Эту женщину тут же уволили из школы.
Нам было очень трудно жить в стране, о которой мы знали много плохого, которая в моем представлении, особенно в юности, была воплощением зла. Тем более что муж принимал участие в войне, был летчиком штурмовой авиации. Однажды на одной лекции в Бонне его спросили: «Господин профессор, а Вы убивали немцев? Вы жалеете об этом?» Он сказал: «Нет, я жалею о том, что мало их убил».
Он сказал это немецкой аудитории, немцам, и они поняли его правильно. Потому что он убивал не немцев, а фашистов, и немцы это понимали и тонко чувствовали.
И все это происходило на фоне молчаливого понимания, согласия.
— Я думаю, Вы согласитесь, что историческая позиция Германии — уникальное явление, потому что вся континентальная Европа воевала за Гитлера, но никто, кроме Германии, так однозначно не признает вину и не кается, не работает над собой.
— Конечно. Италия, Франция, Испания, Румыния... сколько было участников в рядах вермахта.
— Если вспомнить страны Прибалтики, которых мы сегодня обсуждали на круглом столе, вот эта учительница религии... В Прибалтике ее бы не только не уволили — пальцем бы не тронули. Ее слова про «невинных немцев» и «агрессивный СССР» — это их официальная позиция.
— Это их официальная позиция, потому что мы для них являли собою грязный народ, народ второго сорта, которому совершенно незаслуженно достались такие красоты, такие гигантские земли.
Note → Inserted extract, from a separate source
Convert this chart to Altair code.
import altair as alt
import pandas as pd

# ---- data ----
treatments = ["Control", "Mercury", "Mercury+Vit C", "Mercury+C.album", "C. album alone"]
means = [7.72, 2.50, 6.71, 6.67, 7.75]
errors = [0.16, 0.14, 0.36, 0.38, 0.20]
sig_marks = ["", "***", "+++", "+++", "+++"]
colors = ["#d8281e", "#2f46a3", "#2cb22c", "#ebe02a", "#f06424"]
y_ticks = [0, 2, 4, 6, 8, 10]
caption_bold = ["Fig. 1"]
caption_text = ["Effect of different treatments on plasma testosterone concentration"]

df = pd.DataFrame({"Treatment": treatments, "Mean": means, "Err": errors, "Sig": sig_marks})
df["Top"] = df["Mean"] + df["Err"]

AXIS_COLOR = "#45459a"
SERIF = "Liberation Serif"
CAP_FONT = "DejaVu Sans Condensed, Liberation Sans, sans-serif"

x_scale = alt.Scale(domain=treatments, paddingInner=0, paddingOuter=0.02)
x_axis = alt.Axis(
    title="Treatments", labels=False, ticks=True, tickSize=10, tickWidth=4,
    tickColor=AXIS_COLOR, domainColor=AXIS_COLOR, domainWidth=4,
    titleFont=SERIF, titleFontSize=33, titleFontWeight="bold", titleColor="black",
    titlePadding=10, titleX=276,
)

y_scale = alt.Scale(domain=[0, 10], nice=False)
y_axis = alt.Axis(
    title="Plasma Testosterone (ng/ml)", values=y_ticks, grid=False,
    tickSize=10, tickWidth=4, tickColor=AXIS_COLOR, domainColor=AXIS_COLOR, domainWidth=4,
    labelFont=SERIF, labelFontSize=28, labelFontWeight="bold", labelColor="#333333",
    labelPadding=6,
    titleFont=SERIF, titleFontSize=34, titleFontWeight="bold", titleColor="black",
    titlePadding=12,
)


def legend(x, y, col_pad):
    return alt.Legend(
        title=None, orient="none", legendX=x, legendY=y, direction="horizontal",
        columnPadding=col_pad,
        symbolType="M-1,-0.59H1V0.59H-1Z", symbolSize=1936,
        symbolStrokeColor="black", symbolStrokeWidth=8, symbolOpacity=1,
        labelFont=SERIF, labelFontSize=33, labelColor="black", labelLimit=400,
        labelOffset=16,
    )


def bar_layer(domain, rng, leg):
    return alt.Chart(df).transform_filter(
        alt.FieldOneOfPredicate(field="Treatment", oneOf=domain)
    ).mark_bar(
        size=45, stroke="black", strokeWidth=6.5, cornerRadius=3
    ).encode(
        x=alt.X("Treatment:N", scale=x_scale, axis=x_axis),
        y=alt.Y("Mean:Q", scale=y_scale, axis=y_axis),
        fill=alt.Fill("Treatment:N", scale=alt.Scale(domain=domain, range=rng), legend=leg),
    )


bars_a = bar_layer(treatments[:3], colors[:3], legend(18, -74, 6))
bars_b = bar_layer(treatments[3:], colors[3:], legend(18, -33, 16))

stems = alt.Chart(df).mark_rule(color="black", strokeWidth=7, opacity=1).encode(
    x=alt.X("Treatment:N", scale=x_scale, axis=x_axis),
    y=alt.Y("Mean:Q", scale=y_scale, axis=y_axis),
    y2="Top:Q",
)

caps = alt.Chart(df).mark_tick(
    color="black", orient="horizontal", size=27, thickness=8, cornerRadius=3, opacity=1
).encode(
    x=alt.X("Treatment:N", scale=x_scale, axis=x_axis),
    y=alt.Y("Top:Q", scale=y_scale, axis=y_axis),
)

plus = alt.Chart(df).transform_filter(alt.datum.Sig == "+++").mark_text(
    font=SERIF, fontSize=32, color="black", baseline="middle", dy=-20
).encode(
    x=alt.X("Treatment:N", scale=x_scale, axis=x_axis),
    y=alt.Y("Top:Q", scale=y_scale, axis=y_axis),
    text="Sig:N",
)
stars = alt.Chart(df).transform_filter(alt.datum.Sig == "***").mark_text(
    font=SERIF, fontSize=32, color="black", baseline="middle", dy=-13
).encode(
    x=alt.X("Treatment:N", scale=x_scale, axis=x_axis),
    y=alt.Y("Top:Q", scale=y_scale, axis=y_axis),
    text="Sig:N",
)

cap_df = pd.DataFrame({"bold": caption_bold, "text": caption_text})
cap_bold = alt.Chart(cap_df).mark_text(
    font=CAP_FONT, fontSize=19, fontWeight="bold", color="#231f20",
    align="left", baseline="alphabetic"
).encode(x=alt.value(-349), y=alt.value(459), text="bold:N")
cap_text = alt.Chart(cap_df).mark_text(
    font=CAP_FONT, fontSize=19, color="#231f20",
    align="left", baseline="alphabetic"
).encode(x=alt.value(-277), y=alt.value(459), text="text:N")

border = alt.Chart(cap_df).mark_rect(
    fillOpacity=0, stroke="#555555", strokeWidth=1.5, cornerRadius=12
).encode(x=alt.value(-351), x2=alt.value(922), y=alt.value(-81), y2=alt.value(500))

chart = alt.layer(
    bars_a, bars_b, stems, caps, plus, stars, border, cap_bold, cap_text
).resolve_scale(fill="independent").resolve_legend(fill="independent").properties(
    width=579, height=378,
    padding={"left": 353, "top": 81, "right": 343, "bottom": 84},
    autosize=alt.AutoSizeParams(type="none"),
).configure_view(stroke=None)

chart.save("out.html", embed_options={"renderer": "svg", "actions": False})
Как мне однажды сказал один наш очень близкий знакомый, когда началась перестройка, один из чудовищных процессов в нашей стране: «А что ты расстраиваешься? Это такая гигантская, богатая страна, у вас так много всего есть, и вы урвете».
— Политику денацификации еще не поздно применить к румынам, тем же прибалтам?
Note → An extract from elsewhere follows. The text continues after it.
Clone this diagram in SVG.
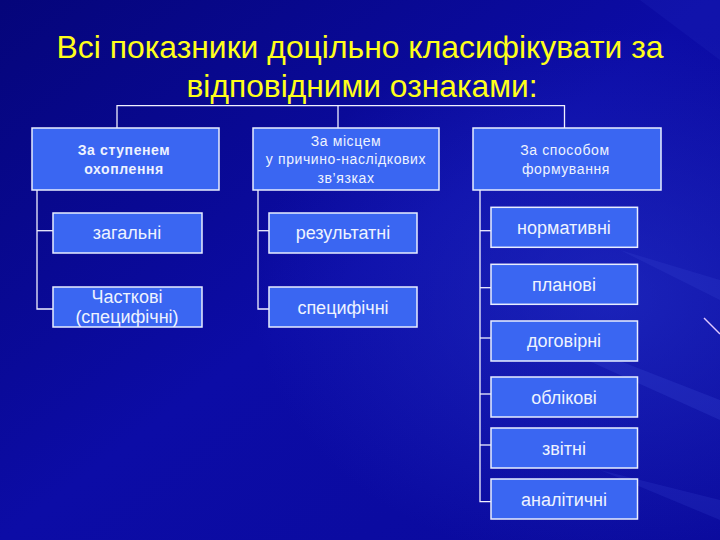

— У румын я не наблюдала такой патологической ненависти. Но я вижу ее у этих маленьких Прибалтийских стран, которые я называю «недостранами», недоевропейскими странами. У них это прописано очень жестко. В Польше, Эстонии, Литве, Латвии. В Молдавии, если мы заговорили о Румынии, я этого не зафиксировала.
— А Украина?
— А Украина для меня — это абсолютное безумие и чистый ужас после того, что произошло на Майдане, того, что происходило в Донбассе. И особенно после того, что случилось 2 мая 2014 года в Одессе.